All necessary technical information is explained as the story unfolds, partly through the eyes of a recently qualified graduate engineer learning his way around Fairview Station, so the reader knows enough to understand the story but doesn't get overwhelmed. The characters are neither entirely good nor entirely bad, regular guys (and gals) each with their own concerns and hopes. Even the saboteur is given convincing reasons for his actions. There are a lot of characters, with no single individual dominating the story, and some readers may miss having one or a few central characters to identify with. I personally liked having a range of people to get interested in, once I got used to the idea that there was a large cast.
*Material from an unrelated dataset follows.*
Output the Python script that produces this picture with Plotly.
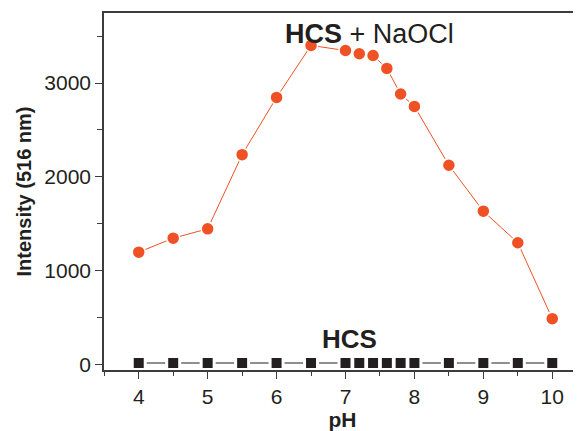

I found the beginning rather confusing. The story threads that will eventually combine at Fairview Station in May 1986 begin with different people at different times and places, and as the narrative skips back and forth between them it can be hard to follow. I had to go back and read parts again as I'd forgotten who people were and whether I'd met them before. It settles down after about 30-40 pages, once the story has moved to Fairview as an operational plant and most of the cast are in place. I also found the story seemed rather slow to start, with a lot of build-up before we get to the main event.
Once the event happens, the tension becomes genuinely thrilling as the engineers race against time to repair the damage before Fairview goes into meltdown. Who could have thought that attempts to fix an oil pump and a diesel generator could have a reader like me, with no mechanical knowledge, on the edge of her chair? For me, this aspect of the novel was far more gripping than the espionage aspect. The FBI and the KGB get to play a role, as they do in any number of thrillers, but the real heroes of Rad Decision are the mechanics and engineers battling recalcitrant machinery in an effort to avert a disaster. Will they succeed? Will the fix work? Will something else go wrong? That's where the suspense comes from. I was reminded of the film Apollo 13, which also manages to generate nail-biting suspense without recourse to conventional mayhem.
A gripping thriller, firmly rooted in the real world, that will also painlessly teach you a lot about nuclear power.